You paid $175 and you thought it was a deal.

How did this happen?

Face facts: in the Internet era, hotel pricing has become a crazy quilt. It used to be that there was one price and that was that. Now, pricing is dynamic, as hotels stumble into what's called revenue management, which amounts to attempting to squeeze the best price out of every booking, even if that means the price changes every five minutes.

Another fact: hotels typically reserve their best pricing for what they call "opaque" marketplaces, such as Priceline's Name Your Own Price program, where you bid blind, not knowing what hotel you are bidding on, but knowing the neighborhood and the star rating.

The reason: a growing annoyance for many hotels is a sharp increase in the number of guests playing what could be called room rate arbitrage. It works like this. You book a room for the night of February 14 in San Francisco, and you make it a fully refundable booking. Then you keep checking for lower rates. If you find one, book it and cancel the first reservation. Then the game begins anew.

That, incidentally, is the insider's tip for always getting the best rates.
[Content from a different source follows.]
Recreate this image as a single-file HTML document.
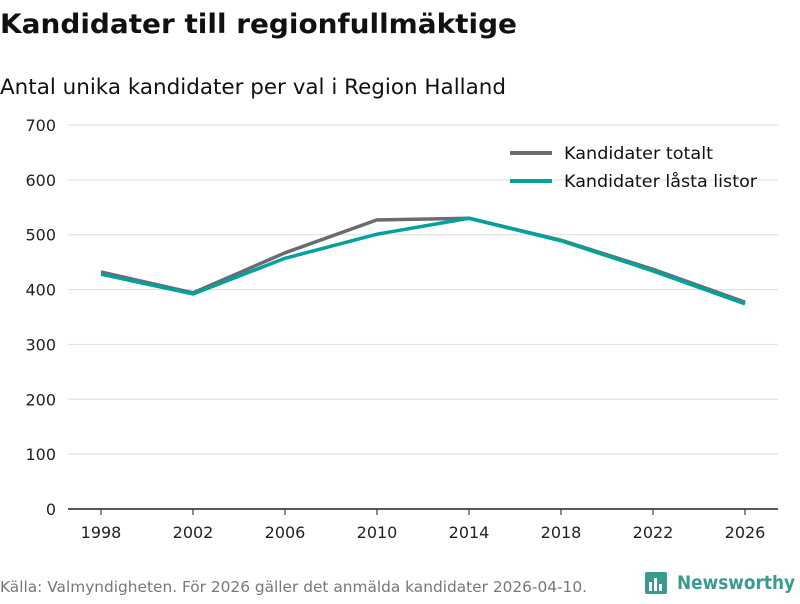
<!DOCTYPE html>
<html><head><meta charset="utf-8"><style>
body{margin:0;background:#fff;font-family:"DejaVu Sans","Liberation Sans",sans-serif;}
svg text{font-family:"DejaVu Sans","Liberation Sans",sans-serif;}
</style></head><body>
<svg id="chart" width="800" height="600" viewBox="0 0 800 600">
<text x="0" y="33" font-size="27" font-weight="bold" fill="#111" textLength="517" lengthAdjust="spacingAndGlyphs">Kandidater till regionfullmäktige</text>
<text x="0" y="94" font-size="21" fill="#111" textLength="506" lengthAdjust="spacingAndGlyphs">Antal unika kandidater per val i Region Halland</text>
<g id="grid"></g><g id="xaxis"></g><g id="lines"></g>
<g>
<line x1="510" y1="153" x2="552" y2="153" stroke="#6d6b72" stroke-width="4"/>
<text x="564" y="159" font-size="17" fill="#111" textLength="149" lengthAdjust="spacingAndGlyphs">Kandidater totalt</text>
<line x1="510" y1="181" x2="552" y2="181" stroke="#00a29a" stroke-width="4"/>
<text x="564" y="187" font-size="17" fill="#111" textLength="193" lengthAdjust="spacingAndGlyphs">Kandidater låsta listor</text>
</g>
<text x="0" y="592" font-size="15" fill="#777" textLength="587" lengthAdjust="spacingAndGlyphs">Källa: Valmyndigheten. För 2026 gäller det anmälda kandidater 2026-04-10.</text>
<g>
<rect x="645" y="572" width="22" height="22" rx="2" fill="#3a9a8e"/>
<rect x="649" y="582" width="3" height="9" fill="#fff"/><rect x="654" y="578" width="3" height="13" fill="#fff"/><rect x="659" y="584" width="3" height="7" fill="#fff"/>
<text x="677" y="589" font-size="19" font-weight="bold" fill="#3a9a8e" textLength="118" lengthAdjust="spacingAndGlyphs">Newsworthy</text>
</g>
</svg>
<script>
const years=["1998","2002","2006","2010","2014","2018","2022","2026"];
const totalt=[432,394,467,527,530,490,437,377];
const lasta=[428,392,457,501,530,489,434,374];
const yTicks=[0,100,200,300,400,500,600,700];
const NS="http://www.w3.org/2000/svg";
const x=i=>101+i*92;
const y=v=>509-v*(384/700);
function mk(t,a,p){const e=document.createElementNS(NS,t);for(const k in a)e.setAttribute(k,a[k]);p.appendChild(e);return e;}
const g=document.getElementById('grid');
yTicks.forEach(v=>{
 if(v>0){const l=mk('line',{x1:68,x2:778,y1:y(v),y2:y(v),stroke:'#ddd','stroke-width':1},g);
 
 }
 const t=mk('text',{x:56,y:y(v)+6,'font-size':16,fill:'#222','text-anchor':'end'},g);t.textContent=v;
 
 
});
const xa=document.getElementById('xaxis');
const ax=mk('line',{x1:68,x2:778,y1:509,y2:509,stroke:'#222','stroke-width':1.5},xa);


years.forEach((yr,i)=>{
 const tk=mk('line',{x1:x(i),x2:x(i),y1:509,y2:515,stroke:'#222'},xa);
 
 
 const t=mk('text',{x:x(i),y:538,'font-size':16,fill:'#222','text-anchor':'middle'},xa);t.textContent=yr;
 
 
});
const L=document.getElementById('lines');
[[totalt,'#6d6b72','line-totalt'],[lasta,'#00a29a','line-lasta']].forEach(([d,c,n])=>{
 const p=mk('polyline',{points:d.map((v,i)=>x(i)+','+y(v)).join(' '),fill:'none',stroke:c,'stroke-width':3.5,'stroke-linejoin':'round'},L);
 
 
});
</script>
</body></html>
The downside: playing rate arbitrage takes work, constant monitoring.

Hoteliers will not disclose how much of this arbitrage occurs but, because the Priceline Name Your Own Price deals (and similar from competitors) are opaque, they don't figure into this arbitrage because they don't show up in Web searches.

Remember "opacity," however, because that is the word that, eventually, will unlock yet more savings.

The blunt reality: hotel pricing is guided by what the industry calls "parity," said marketer Edward Nevraumont, a onetime Expedia vice president. What "parity" means is that when a big online travel agency (OTA) - like Expedia, Hotels.com, etc. - agrees to handle a hotel, it usually insists on "parity," which means no other site can offer the same room on the same night at a lower price and neither can the hotel itself.

That means prices, really, are pretty much the same in an apples to apples comparison.

But not always. Drew Patterson, CEO of hotel price search site Room77, said that his site uncovers significant differences in prices at hotels 60% of the time and that those differences can average around $40 per day.

How? Often the price differences revolve around special discounts - for AAA membership, for instance. Often, too, hotels on their own sites offer special deals - free breakfast or free WiFi, for instance -- and Room77 makes a point to patrol some 100,000 hotel sites.